DIRECTIVE:
Will you return, word for word, only the lines from the top of the data below down to and including the one with "126, 123, 123, 122, 121, 120, 120, 119, 119, 122]"?

>> START GIVEN DATA

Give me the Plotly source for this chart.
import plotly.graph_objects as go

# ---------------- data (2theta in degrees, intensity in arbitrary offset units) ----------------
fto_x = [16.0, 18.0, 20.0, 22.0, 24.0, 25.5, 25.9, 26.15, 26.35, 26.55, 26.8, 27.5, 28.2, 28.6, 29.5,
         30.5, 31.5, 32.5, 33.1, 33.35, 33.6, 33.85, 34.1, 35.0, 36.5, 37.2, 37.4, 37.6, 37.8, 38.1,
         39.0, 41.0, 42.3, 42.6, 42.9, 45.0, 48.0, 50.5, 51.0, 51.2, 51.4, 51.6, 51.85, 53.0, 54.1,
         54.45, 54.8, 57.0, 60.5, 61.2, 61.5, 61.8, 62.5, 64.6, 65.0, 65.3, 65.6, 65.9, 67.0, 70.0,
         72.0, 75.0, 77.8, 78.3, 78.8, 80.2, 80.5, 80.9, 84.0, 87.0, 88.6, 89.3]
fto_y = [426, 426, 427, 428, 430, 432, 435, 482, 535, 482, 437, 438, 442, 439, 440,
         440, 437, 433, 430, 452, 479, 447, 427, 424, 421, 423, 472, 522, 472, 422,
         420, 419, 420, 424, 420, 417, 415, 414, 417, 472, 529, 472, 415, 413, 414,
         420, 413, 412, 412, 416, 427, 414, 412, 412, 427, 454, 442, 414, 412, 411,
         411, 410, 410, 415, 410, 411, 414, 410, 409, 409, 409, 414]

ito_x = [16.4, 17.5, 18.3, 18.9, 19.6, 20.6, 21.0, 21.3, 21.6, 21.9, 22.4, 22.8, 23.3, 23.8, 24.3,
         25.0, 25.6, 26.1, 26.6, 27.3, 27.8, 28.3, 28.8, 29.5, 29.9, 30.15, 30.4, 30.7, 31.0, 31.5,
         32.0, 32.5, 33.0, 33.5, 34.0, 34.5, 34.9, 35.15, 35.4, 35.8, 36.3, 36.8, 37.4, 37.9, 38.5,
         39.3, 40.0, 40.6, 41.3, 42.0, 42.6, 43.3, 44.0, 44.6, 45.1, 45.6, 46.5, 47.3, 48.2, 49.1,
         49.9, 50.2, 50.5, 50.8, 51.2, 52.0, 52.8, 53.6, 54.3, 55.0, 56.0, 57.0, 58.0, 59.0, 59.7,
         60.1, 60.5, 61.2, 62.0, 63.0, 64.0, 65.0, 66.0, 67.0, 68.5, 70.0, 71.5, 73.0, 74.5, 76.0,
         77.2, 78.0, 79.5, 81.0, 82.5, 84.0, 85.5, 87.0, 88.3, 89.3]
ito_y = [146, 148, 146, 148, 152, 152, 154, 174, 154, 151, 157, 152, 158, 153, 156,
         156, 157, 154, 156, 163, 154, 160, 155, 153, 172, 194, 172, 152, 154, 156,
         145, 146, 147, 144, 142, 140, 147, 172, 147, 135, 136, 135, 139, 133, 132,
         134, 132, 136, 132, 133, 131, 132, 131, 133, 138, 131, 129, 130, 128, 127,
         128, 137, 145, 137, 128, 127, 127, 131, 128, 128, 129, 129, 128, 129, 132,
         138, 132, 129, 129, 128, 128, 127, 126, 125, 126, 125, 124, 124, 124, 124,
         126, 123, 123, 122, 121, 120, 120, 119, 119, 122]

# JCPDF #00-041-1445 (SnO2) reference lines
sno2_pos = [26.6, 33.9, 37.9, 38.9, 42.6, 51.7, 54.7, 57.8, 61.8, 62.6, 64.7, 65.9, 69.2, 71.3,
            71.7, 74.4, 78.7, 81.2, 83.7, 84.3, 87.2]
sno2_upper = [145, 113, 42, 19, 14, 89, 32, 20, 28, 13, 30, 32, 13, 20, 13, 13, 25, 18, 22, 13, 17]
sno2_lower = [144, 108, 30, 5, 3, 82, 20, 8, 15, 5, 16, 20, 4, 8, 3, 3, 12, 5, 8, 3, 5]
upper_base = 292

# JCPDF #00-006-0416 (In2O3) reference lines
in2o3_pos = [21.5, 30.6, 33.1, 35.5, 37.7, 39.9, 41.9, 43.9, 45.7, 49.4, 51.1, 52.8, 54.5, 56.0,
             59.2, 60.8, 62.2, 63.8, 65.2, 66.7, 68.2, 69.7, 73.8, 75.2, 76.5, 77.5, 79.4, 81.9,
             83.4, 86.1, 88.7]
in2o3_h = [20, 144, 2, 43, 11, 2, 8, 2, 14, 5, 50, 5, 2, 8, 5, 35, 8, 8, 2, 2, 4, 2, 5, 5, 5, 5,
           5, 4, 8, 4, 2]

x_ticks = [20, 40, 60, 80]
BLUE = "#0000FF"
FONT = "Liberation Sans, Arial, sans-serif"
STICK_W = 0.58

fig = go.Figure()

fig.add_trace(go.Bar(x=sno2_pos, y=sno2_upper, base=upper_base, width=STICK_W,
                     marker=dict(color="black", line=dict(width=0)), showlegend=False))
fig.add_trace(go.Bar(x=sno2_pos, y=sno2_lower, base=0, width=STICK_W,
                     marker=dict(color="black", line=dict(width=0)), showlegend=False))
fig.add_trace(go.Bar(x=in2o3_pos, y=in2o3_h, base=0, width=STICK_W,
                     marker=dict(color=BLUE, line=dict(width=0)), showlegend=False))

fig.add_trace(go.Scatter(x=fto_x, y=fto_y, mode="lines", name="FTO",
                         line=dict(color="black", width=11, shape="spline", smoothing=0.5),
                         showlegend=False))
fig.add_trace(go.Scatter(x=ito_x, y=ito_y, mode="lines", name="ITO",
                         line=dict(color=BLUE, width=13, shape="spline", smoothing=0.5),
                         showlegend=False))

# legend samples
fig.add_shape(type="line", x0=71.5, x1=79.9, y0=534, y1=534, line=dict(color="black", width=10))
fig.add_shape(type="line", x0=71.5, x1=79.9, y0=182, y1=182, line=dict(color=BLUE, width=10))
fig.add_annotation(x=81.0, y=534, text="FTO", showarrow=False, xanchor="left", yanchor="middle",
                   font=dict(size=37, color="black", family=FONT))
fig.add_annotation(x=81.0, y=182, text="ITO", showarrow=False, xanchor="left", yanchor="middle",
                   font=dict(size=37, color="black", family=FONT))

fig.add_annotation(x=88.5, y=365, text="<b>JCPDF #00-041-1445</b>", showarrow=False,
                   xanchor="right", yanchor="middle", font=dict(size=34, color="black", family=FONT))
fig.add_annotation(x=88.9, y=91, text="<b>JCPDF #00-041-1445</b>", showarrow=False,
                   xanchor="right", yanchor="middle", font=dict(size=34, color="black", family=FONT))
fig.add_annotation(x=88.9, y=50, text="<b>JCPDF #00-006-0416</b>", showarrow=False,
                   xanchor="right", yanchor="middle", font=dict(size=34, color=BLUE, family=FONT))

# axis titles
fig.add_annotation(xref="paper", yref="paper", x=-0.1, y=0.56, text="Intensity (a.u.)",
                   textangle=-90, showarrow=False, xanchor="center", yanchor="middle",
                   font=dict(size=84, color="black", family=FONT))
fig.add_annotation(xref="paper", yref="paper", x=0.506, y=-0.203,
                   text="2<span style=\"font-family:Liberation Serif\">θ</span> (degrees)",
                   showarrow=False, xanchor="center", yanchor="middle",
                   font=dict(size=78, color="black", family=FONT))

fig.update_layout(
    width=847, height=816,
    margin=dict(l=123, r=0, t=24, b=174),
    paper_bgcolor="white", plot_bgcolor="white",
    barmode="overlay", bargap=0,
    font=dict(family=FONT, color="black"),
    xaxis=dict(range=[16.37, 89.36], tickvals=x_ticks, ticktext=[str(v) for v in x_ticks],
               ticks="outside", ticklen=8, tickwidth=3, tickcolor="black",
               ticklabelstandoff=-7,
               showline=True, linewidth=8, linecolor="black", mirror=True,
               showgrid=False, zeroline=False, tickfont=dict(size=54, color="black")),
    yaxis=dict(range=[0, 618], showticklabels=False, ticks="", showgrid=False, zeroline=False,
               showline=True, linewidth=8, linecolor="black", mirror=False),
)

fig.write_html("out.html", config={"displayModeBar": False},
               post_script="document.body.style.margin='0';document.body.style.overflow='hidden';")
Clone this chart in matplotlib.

>> END GIVEN DATA

EXERCISE OUTPUT:
Give me the Plotly source for this chart.
import plotly.graph_objects as go

# ---------------- data (2theta in degrees, intensity in arbitrary offset units) ----------------
fto_x = [16.0, 18.0, 20.0, 22.0, 24.0, 25.5, 25.9, 26.15, 26.35, 26.55, 26.8, 27.5, 28.2, 28.6, 29.5,
         30.5, 31.5, 32.5, 33.1, 33.35, 33.6, 33.85, 34.1, 35.0, 36.5, 37.2, 37.4, 37.6, 37.8, 38.1,
         39.0, 41.0, 42.3, 42.6, 42.9, 45.0, 48.0, 50.5, 51.0, 51.2, 51.4, 51.6, 51.85, 53.0, 54.1,
         54.45, 54.8, 57.0, 60.5, 61.2, 61.5, 61.8, 62.5, 64.6, 65.0, 65.3, 65.6, 65.9, 67.0, 70.0,
         72.0, 75.0, 77.8, 78.3, 78.8, 80.2, 80.5, 80.9, 84.0, 87.0, 88.6, 89.3]
fto_y = [426, 426, 427, 428, 430, 432, 435, 482, 535, 482, 437, 438, 442, 439, 440,
         440, 437, 433, 430, 452, 479, 447, 427, 424, 421, 423, 472, 522, 472, 422,
         420, 419, 420, 424, 420, 417, 415, 414, 417, 472, 529, 472, 415, 413, 414,
         420, 413, 412, 412, 416, 427, 414, 412, 412, 427, 454, 442, 414, 412, 411,
         411, 410, 410, 415, 410, 411, 414, 410, 409, 409, 409, 414]

ito_x = [16.4, 17.5, 18.3, 18.9, 19.6, 20.6, 21.0, 21.3, 21.6, 21.9, 22.4, 22.8, 23.3, 23.8, 24.3,
         25.0, 25.6, 26.1, 26.6, 27.3, 27.8, 28.3, 28.8, 29.5, 29.9, 30.15, 30.4, 30.7, 31.0, 31.5,
         32.0, 32.5, 33.0, 33.5, 34.0, 34.5, 34.9, 35.15, 35.4, 35.8, 36.3, 36.8, 37.4, 37.9, 38.5,
         39.3, 40.0, 40.6, 41.3, 42.0, 42.6, 43.3, 44.0, 44.6, 45.1, 45.6, 46.5, 47.3, 48.2, 49.1,
         49.9, 50.2, 50.5, 50.8, 51.2, 52.0, 52.8, 53.6, 54.3, 55.0, 56.0, 57.0, 58.0, 59.0, 59.7,
         60.1, 60.5, 61.2, 62.0, 63.0, 64.0, 65.0, 66.0, 67.0, 68.5, 70.0, 71.5, 73.0, 74.5, 76.0,
         77.2, 78.0, 79.5, 81.0, 82.5, 84.0, 85.5, 87.0, 88.3, 89.3]
ito_y = [146, 148, 146, 148, 152, 152, 154, 174, 154, 151, 157, 152, 158, 153, 156,
         156, 157, 154, 156, 163, 154, 160, 155, 153, 172, 194, 172, 152, 154, 156,
         145, 146, 147, 144, 142, 140, 147, 172, 147, 135, 136, 135, 139, 133, 132,
         134, 132, 136, 132, 133, 131, 132, 131, 133, 138, 131, 129, 130, 128, 127,
         128, 137, 145, 137, 128, 127, 127, 131, 128, 128, 129, 129, 128, 129, 132,
         138, 132, 129, 129, 128, 128, 127, 126, 125, 126, 125, 124, 124, 124, 124,
         126, 123, 123, 122, 121, 120, 120, 119, 119, 122]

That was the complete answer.